For perspective, $2,500 in 1947 would come to a bit over $33,000 today. Of course, maintaining the stadium today involves more than cutting the grass and a few minor paint jobs.
And they had to have run this past Nashua High athletic director/football coach/baseball coach Charles W. Harvey.
AUGUST 21, 1952 – “Paul Dionne, son of Mr. and Mrs. Fred Dionne of 5 Morgan Street, has become one of the brighter diamond stars in the Down East League in Maine.
“Dionne, who plays for the first-place Waterville team, is leading the league in runs batted in, in bases on balls and stolen bases. He is leading his team with a strong .333 batting average.
“… Dionne will be a senior at Colby College this year and is best remembered in Nashua for his sharp play at second base for the high school nine and the James E. Coffey Post American Legion team. He was also a manager of the football team.”
AUGUST 22, 1967 – “First-round action gets underway this afternoon at noon at the North Common tennis courts on Sargent Ave.
“Twenty-two entries are listed in the run for the city title currently owned by George ‘Gig’ Marineau. The defending champion has won the singles title for the past four years. He is seeded first with last year’s runner-up Mike Lesieur seeded second. Arnie Foster and Don Chartier seeded third and fourth.”
AUGUST 23, 1977 – “Jill Monahan ran away with the Ladies Club championship at Whip-Poor-Will Golf Club with an overpowering 17-stroke victory over Claire Marcoux.
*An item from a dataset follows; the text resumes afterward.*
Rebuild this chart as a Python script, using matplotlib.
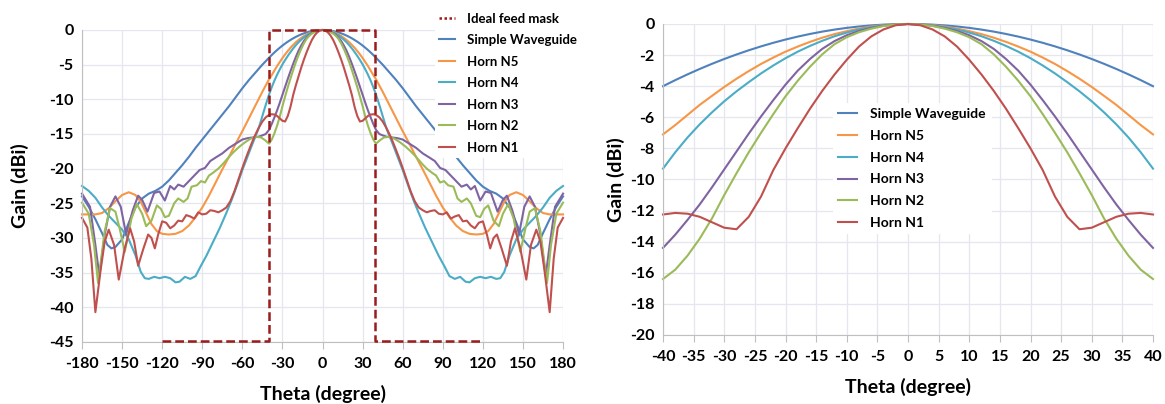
import numpy as np
import matplotlib.pyplot as plt
from matplotlib.lines import Line2D

plt.rcParams['font.family'] = ['Lato', 'DejaVu Sans']
plt.rcParams['font.weight'] = 'bold'
plt.rcParams['axes.unicode_minus'] = False

# half-pattern data (theta >= 0), the patterns are symmetric
near_theta = [0, 2, 4, 6, 8, 10, 12, 14, 16, 18, 20, 22, 24, 26, 28, 30, 32, 34, 36, 38, 40]
sw_near = [0, -0.01, -0.04, -0.09, -0.16, -0.25, -0.36, -0.49, -0.64, -0.81, -1.0, -1.21, -1.44, -1.69, -1.96,
           -2.25, -2.56, -2.89, -3.24, -3.61, -4.0]
n5_near = [0, -0.02, -0.07, -0.16, -0.29, -0.46, -0.65, -0.88, -1.15, -1.45, -1.78, -2.16, -2.57, -3.03, -3.52,
           -4.05, -4.62, -5.2, -5.85, -6.5, -7.1]
n4_near = [0, -0.02, -0.09, -0.2, -0.35, -0.55, -0.79, -1.08, -1.41, -1.78, -2.2, -2.67, -3.18, -3.74, -4.33,
           -4.97, -5.68, -6.45, -7.3, -8.25, -9.3]
n3_near = [0, -0.03, -0.11, -0.25, -0.45, -0.72, -1.1, -1.6, -2.25, -3.0, -3.9, -4.9, -5.95, -7.05, -8.2,
           -9.35, -10.5, -11.6, -12.6, -13.55, -14.4]
n2_near = [0, -0.03, -0.13, -0.3, -0.53, -0.85, -1.3, -1.95, -2.75, -3.65, -4.65, -5.8, -7.0, -8.25, -9.6,
           -11.0, -12.5, -13.8, -14.9, -15.8, -16.4]
n1_near = [0, -0.08, -0.35, -0.8, -1.45, -2.3, -3.25, -4.3, -5.45, -6.7, -8.0, -9.4, -11.1, -12.4, -13.2,
           -13.1, -12.75, -12.4, -12.2, -12.15, -12.25]

sw_far_theta = [42.5, 45, 50, 55, 60, 65, 70, 75, 80, 85, 90, 95, 100, 105, 110, 115, 120, 125, 130, 135,
                140, 145, 150, 155, 158, 161, 165, 170, 175, 180]
sw_far_gain = [-4.5, -5.0, -6.1, -7.2, -8.4, -9.7, -11.0, -12.2, -13.4, -14.6, -15.8, -17.0, -18.3, -19.5, -20.6,
               -21.7, -22.6, -23.2, -23.6, -24.3, -25.6, -27.8, -30.2, -31.3, -31.5, -31.0, -29.3, -27.3, -25.5, -24.0]

n5_far_theta = [42.5, 45, 50, 55, 60, 65, 70, 75, 80, 85, 90, 95, 100, 105, 110, 115, 120, 124, 128, 132,
                136, 140, 145, 150, 155, 160, 165, 170, 180]
n5_far_gain = [-8.0, -8.9, -10.8, -12.7, -14.6, -16.4, -18.3, -20.1, -22.0, -23.9, -25.6, -27.0, -28.2, -29.0,
               -29.4, -29.5, -29.4, -29.0, -28.0, -26.4, -24.8, -23.8, -23.4, -23.8, -24.7, -25.7, -26.4, -26.6, -26.6]

n4_far_theta = [42.5, 45, 48, 52, 56, 60, 64, 68, 72, 77, 82, 87, 91, 95, 99, 103, 107, 110, 114, 118, 122,
                126, 130, 133, 136, 140, 145, 150, 155, 160, 165, 170, 175, 180]
n4_far_gain = [-10.8, -12.4, -14.3, -16.2, -18.2, -20.2, -22.4, -24.5, -26.4, -28.6, -30.6, -32.6, -34.0, -35.5,
               -35.9, -35.6, -36.3, -36.4, -35.8, -35.6, -35.8, -35.6, -35.9, -35.8, -34.9, -32.5, -30.2, -28.8,
               -27.8, -26.8, -25.6, -24.2, -23.2, -22.5]

n3_far_theta = [42.5, 45, 48, 52, 56, 60, 65, 70, 75, 80, 84, 88, 92, 96, 100, 104, 108, 111, 114, 118, 122,
                126, 131, 135, 138, 142, 147, 151, 155, 159, 163, 167, 170, 174, 180]
n3_far_gain = [-15.0, -15.2, -15.4, -15.5, -15.6, -15.8, -16.4, -17.0, -17.8, -18.4, -18.9, -19.9, -20.2, -21.0,
               -21.8, -22.6, -22.3, -23.0, -22.5, -24.6, -23.3, -23.5, -26.2, -24.5, -23.9, -26.0, -29.5, -25.5,
               -24.0, -25.5, -29.5, -35.5, -31.0, -25.5, -23.6]

n2_far_theta = [43, 46, 50, 54, 58, 62, 66, 70, 74, 78, 82, 85, 88, 91, 94, 98, 101, 104, 108, 111, 115, 118,
                121, 124, 128, 132, 135, 139, 143, 148, 152, 155, 159, 163, 168, 171, 175, 180]
n2_far_gain = [-15.9, -15.5, -15.4, -15.7, -16.2, -16.8, -17.5, -18.3, -19.2, -20.0, -20.6, -21.0, -22.0, -21.8,
               -22.4, -22.6, -24.3, -24.8, -24.3, -25.0, -26.8, -27.0, -25.8, -25.3, -27.5, -28.3, -26.5, -25.1,
               -27.2, -32.0, -28.5, -26.2, -25.7, -29.0, -36.5, -31.0, -26.5, -24.9]

n1_far_theta = [42.5, 45, 48, 51, 54, 57, 60, 63, 66, 69, 72, 75, 78, 81, 84, 87, 90, 93, 96, 99, 102, 105, 108,
                111, 114, 117, 120, 123, 125.5, 128, 130.5, 134, 138, 141, 144, 148, 152.5, 156, 160, 163, 166,
                170, 173, 176, 180]
n1_far_gain = [-12.6, -13.2, -14.2, -15.4, -16.8, -18.3, -19.9, -21.6, -23.3, -24.7, -25.6, -26.0, -26.3, -26.1,
               -26.0, -26.5, -26.6, -26.3, -27.2, -26.9, -26.7, -27.6, -27.5, -28.2, -28.6, -27.8, -27.6, -29.5,
               -31.5, -30.0, -29.5, -31.5, -34.0, -30.5, -28.6, -31.5, -36.0, -31.0, -28.8, -30.5, -34.5, -40.7,
               -33.0, -28.5, -27.1]

mask_theta = [-120, -40, -40, 39, 39, 120]
mask_gain = [-44.8, -44.8, 0, 0, -44.8, -44.8]

names = ['Simple Waveguide', 'Horn N5', 'Horn N4', 'Horn N3', 'Horn N2', 'Horn N1']
colors = ['#4F81BD', '#F79646', '#4BACC6', '#8064A2', '#9BBB59', '#C0504D']
near_list = [sw_near, n5_near, n4_near, n3_near, n2_near, n1_near]
far_list = [(sw_far_theta, sw_far_gain), (n5_far_theta, n5_far_gain), (n4_far_theta, n4_far_gain),
            (n3_far_theta, n3_far_gain), (n2_far_theta, n2_far_gain), (n1_far_theta, n1_far_gain)]


def full_pattern(near, far_t, far_g):
    t = np.array(near_theta + far_t, dtype=float)
    g = np.array(near + far_g, dtype=float)
    return np.concatenate([-t[::-1], t[1:]]), np.concatenate([g[::-1], g[1:]])


grid_c = '#e4e7ef'
spine_c = '#bfbfbf'

fig = plt.figure(figsize=(11.65, 4.04), dpi=100)
ax1 = fig.add_axes([0.0704, 0.1535, 0.4129, 0.7723])
ax2 = fig.add_axes([0.5691, 0.1708, 0.4206, 0.7698])

lines = []
for name, c, near, (ft, fg) in zip(names, colors, near_list, far_list):
    th, g = full_pattern(near, ft, fg)
    ln, = ax1.plot(th, g, color=c, lw=1.5, clip_on=False, label=name)
    lines.append(ln)
    sel = np.abs(th) <= 40
    ax2.plot(th[sel], g[sel], color=c, lw=1.5, clip_on=False, label=name)

ax1.plot(mask_theta, mask_gain, color='#9B1C1C', lw=1.8, ls=(0, (3.5, 1.6)), zorder=5, clip_on=False)

for ax in (ax1, ax2):
    ax.grid(True, color=grid_c, lw=0.9)
    ax.set_axisbelow(True)
    for s in ('top', 'right'):
        ax.spines[s].set_visible(False)
    ax.spines['left'].set_color(spine_c)
    ax.spines['bottom'].set_color(spine_c)
    ax.tick_params(axis='x', direction='out', length=5, color=spine_c, labelsize=11.5, pad=6)
    ax.tick_params(axis='y', length=0, labelsize=11.5, pad=6)
    ax.set_ylabel('Gain (dBi)', fontsize=14, fontweight='bold')
    ax.set_xlabel('Theta (degree)', fontsize=14, fontweight='bold', labelpad=10)

ax1.yaxis.set_label_coords(-0.11, 0.5)

ax1.set_xlim(-180, 180)
ax1.set_ylim(-45, 0)
ax1.set_xticks(np.arange(-180, 181, 30))
ax1.set_yticks(np.arange(-45, 1, 5))

ax2.set_xlim(-40, 40)
ax2.set_ylim(-20, 0)
ax2.set_xticks(np.arange(-40, 41, 5))
ax2.set_yticks(np.arange(-20, 1, 2))

mask_handle = Line2D([], [], color='#9B1C1C', lw=1.8, ls=(0, (1, 1)))
leg1 = fig.legend([mask_handle] + lines, ['Ideal feed mask'] + names, loc='upper left',
                  bbox_to_anchor=(0.368, 0.995), frameon=True, fontsize=9.5, handlelength=1.2,
                  handletextpad=0.9, labelspacing=0.72, borderpad=0.3)
leg1.get_frame().set_facecolor('white')
leg1.get_frame().set_edgecolor('none')
leg1.get_frame().set_alpha(1)
leg1.set_zorder(10)

leg2 = fig.legend(lines, names, loc='upper left', bbox_to_anchor=(0.709, 0.763), frameon=True,
                  fontsize=10, handlelength=1.3, handletextpad=1.0, labelspacing=0.7, borderpad=0.4)
leg2.get_frame().set_facecolor('white')
leg2.get_frame().set_edgecolor('none')
leg2.get_frame().set_alpha(1)
leg2.set_zorder(10)

fig.savefig('out.png', dpi=100)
Monahan fired a 36-hole total of 170 to best the field.”
AUGUST 24, 1962 – “Watch will be kept on Class A events at the Brookline Speedway tomorrow night to prevent repetition of the temper display that marked the mid-season championship finals last weekend.
“Spirited competition between Fred Borden of Concord and Pete Salvatore of Worcester reached a peak when both drivers scuffled following the feature race Joe Cast of Somerville won the gold trophy with Borden second and Homer Eggleston of Fitchburg third.”